I was aware of the fact that these efforts had succeeded in putting this monumental organization on the path of ground-breaking investments in Enterprise Content Management. But it was not until I was in this meeting that it really hit me that those early days had in fact put in place a system, and a method of collaborating, that had effectively served as the working environment for thousands and thousands of people. For the bulk of their professional careers, this was the way these people actually did business. What came over me was a profound sense of responsibility for those things I had written, presented and implement so many years ago. Fortunately, at least in the meeting I was in, it seemed that the effects of the system had been positive. I was seeing a manifest example of people who were habituated to creating content and managing information in a way that remains far from common. It was far from common because it seemed to be quite effective.

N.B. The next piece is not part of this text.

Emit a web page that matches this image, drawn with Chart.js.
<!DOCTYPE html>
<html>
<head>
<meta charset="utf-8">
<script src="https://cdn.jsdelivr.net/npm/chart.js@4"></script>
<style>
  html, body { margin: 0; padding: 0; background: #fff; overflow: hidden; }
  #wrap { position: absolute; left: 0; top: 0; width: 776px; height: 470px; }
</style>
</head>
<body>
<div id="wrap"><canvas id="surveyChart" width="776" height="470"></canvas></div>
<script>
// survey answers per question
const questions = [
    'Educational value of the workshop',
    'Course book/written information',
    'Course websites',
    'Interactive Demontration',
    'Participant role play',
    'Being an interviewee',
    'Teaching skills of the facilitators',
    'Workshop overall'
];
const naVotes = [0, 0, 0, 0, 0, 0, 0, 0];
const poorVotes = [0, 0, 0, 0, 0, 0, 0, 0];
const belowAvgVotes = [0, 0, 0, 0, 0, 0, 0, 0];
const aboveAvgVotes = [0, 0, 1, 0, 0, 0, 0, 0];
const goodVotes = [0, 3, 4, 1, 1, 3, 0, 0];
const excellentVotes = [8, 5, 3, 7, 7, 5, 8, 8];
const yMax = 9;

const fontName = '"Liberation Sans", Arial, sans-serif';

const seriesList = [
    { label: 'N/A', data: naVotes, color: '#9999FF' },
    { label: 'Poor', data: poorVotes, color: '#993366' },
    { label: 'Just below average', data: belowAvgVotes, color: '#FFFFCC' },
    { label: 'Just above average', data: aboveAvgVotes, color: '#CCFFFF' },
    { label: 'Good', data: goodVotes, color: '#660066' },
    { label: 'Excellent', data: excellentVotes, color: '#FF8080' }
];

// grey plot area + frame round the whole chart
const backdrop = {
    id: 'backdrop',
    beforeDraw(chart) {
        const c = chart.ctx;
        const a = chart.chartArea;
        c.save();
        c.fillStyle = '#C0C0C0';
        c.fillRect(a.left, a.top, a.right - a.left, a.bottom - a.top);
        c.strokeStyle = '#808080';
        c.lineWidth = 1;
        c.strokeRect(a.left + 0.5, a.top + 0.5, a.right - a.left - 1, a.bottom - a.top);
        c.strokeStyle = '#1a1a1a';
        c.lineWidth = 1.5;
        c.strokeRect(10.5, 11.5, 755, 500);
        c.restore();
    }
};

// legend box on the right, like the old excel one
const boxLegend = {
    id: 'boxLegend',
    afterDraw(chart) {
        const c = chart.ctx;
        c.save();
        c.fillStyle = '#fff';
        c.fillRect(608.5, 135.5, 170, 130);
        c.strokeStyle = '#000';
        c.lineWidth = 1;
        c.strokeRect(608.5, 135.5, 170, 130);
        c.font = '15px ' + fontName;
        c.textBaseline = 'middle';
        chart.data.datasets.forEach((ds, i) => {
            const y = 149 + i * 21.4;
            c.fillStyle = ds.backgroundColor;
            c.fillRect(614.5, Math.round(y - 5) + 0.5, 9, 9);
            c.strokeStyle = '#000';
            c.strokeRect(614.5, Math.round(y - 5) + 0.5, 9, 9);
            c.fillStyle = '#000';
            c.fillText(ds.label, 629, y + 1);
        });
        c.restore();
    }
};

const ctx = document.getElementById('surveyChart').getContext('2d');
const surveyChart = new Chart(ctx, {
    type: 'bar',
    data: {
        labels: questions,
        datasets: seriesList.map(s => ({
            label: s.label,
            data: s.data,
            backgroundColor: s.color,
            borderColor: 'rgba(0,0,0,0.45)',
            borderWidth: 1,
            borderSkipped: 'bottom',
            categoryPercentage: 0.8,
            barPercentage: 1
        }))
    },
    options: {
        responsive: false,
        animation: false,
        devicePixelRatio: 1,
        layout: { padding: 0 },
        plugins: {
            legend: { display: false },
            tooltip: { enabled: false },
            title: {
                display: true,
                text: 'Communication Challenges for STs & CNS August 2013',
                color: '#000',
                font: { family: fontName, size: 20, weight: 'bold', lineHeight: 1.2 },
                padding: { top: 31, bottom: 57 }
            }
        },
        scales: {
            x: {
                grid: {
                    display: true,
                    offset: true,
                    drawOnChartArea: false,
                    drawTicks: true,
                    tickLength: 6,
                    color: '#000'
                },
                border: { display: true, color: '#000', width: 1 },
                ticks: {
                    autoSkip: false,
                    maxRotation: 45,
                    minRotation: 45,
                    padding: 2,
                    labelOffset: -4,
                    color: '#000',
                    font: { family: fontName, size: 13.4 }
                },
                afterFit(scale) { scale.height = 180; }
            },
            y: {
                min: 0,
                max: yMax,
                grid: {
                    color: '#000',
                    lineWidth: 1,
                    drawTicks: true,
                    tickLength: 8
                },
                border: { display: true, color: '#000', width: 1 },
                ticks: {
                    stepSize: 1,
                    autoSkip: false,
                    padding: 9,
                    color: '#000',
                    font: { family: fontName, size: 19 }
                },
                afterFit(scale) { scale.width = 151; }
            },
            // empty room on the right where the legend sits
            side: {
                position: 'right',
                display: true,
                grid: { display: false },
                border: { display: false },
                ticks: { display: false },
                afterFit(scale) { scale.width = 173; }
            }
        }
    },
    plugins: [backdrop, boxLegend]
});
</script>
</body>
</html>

There have been other situations that are similar to this experience although usually on a smaller scale. What all these situations tell me is that constructive investments in content management can provide positive and pervasive benefits when the investments spread out to become a foundational part of the environment in which people work.
Sometimes the situations help to make it clear that the positive effects of toiling away on content management can come simply by refining and articulating new ideas. As an example, I was at conference a few years ago that one of my other large customers hosted internally each year. At this event, a team presented a brilliant case study of a CM project that they had just undertaken. When asked how they got the idea, their answer rang in my ears. They said that in the previous year they had attended the presentation I had given (Web 2.0 and the New Collaboration Paradigm) and it had inspired them to jump in with both feet. I was thrilled, naturally, and proud. I was also struck by what this meant. It meant that the sharing of ideas on how content management could be improved as a practice and as a field of technology could itself lead to improvements. The content of the ideas alone could become the actions of people that you have never met and these actions could lead to positive outcomes.
So it seems that there are indeed many consolations of content management and that this field can bring benefits to both organizations and to those who make this field their primary area of endeavour. I guess this means that I will continue to pursue content management and if anything to redouble my efforts to make its potential benefits something many more people and many more organizations can leverage as improvements in how they perform.